The exercise
Output the full listing below exactly, without the pictures.

Given material
=-=-=

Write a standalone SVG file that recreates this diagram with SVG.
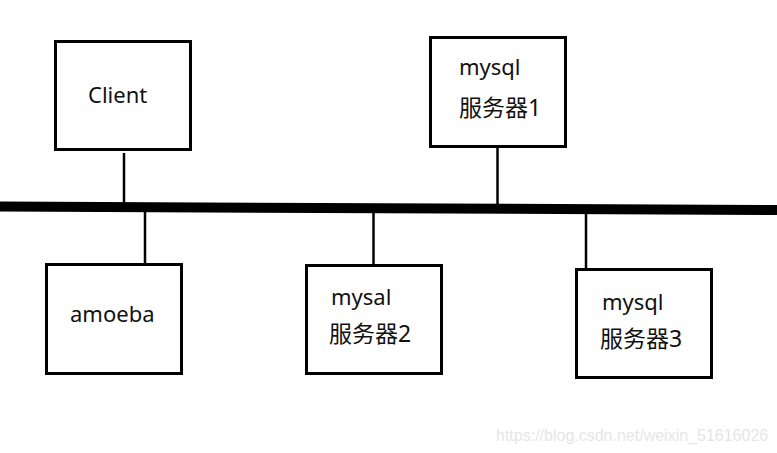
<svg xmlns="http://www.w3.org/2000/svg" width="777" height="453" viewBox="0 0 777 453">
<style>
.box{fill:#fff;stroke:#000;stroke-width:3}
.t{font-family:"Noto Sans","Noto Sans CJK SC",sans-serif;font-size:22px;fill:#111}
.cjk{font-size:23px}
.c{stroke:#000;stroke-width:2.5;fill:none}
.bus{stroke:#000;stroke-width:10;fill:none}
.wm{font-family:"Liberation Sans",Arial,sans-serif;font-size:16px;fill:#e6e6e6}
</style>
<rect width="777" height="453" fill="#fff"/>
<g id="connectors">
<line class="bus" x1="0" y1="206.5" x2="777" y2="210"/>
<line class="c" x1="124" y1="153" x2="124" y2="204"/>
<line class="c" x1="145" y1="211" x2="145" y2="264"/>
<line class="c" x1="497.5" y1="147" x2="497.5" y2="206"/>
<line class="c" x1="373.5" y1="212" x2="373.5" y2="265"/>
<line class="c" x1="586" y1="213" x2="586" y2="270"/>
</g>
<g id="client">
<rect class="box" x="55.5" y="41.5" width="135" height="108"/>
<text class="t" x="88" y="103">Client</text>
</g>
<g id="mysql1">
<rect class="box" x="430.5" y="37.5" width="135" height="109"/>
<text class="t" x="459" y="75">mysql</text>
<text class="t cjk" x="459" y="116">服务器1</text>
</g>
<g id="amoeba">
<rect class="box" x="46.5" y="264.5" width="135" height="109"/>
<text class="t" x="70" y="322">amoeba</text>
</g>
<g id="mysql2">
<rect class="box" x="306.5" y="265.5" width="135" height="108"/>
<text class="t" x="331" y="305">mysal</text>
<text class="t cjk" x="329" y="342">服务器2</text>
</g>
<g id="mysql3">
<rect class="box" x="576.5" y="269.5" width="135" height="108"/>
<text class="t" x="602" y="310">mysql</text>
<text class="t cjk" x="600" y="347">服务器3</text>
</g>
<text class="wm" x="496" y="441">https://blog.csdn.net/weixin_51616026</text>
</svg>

=-=-=

Answer to the exercise
Write a standalone SVG file that recreates this diagram with SVG.
<svg xmlns="http://www.w3.org/2000/svg" width="777" height="453" viewBox="0 0 777 453">
<style>
.box{fill:#fff;stroke:#000;stroke-width:3}
.t{font-family:"Noto Sans","Noto Sans CJK SC",sans-serif;font-size:22px;fill:#111}
.cjk{font-size:23px}
.c{stroke:#000;stroke-width:2.5;fill:none}
.bus{stroke:#000;stroke-width:10;fill:none}
.wm{font-family:"Liberation Sans",Arial,sans-serif;font-size:16px;fill:#e6e6e6}
</style>
<rect width="777" height="453" fill="#fff"/>
<g id="connectors">
<line class="bus" x1="0" y1="206.5" x2="777" y2="210"/>
<line class="c" x1="124" y1="153" x2="124" y2="204"/>
<line class="c" x1="145" y1="211" x2="145" y2="264"/>
<line class="c" x1="497.5" y1="147" x2="497.5" y2="206"/>
<line class="c" x1="373.5" y1="212" x2="373.5" y2="265"/>
<line class="c" x1="586" y1="213" x2="586" y2="270"/>
</g>
<g id="client">
<rect class="box" x="55.5" y="41.5" width="135" height="108"/>
<text class="t" x="88" y="103">Client</text>
</g>
<g id="mysql1">
<rect class="box" x="430.5" y="37.5" width="135" height="109"/>
<text class="t" x="459" y="75">mysql</text>
<text class="t cjk" x="459" y="116">服务器1</text>
</g>
<g id="amoeba">
<rect class="box" x="46.5" y="264.5" width="135" height="109"/>
<text class="t" x="70" y="322">amoeba</text>
</g>
<g id="mysql2">
<rect class="box" x="306.5" y="265.5" width="135" height="108"/>
<text class="t" x="331" y="305">mysal</text>
<text class="t cjk" x="329" y="342">服务器2</text>
</g>
<g id="mysql3">
<rect class="box" x="576.5" y="269.5" width="135" height="108"/>
<text class="t" x="602" y="310">mysql</text>
<text class="t cjk" x="600" y="347">服务器3</text>
</g>
<text class="wm" x="496" y="441">https://blog.csdn.net/weixin_51616026</text>
</svg>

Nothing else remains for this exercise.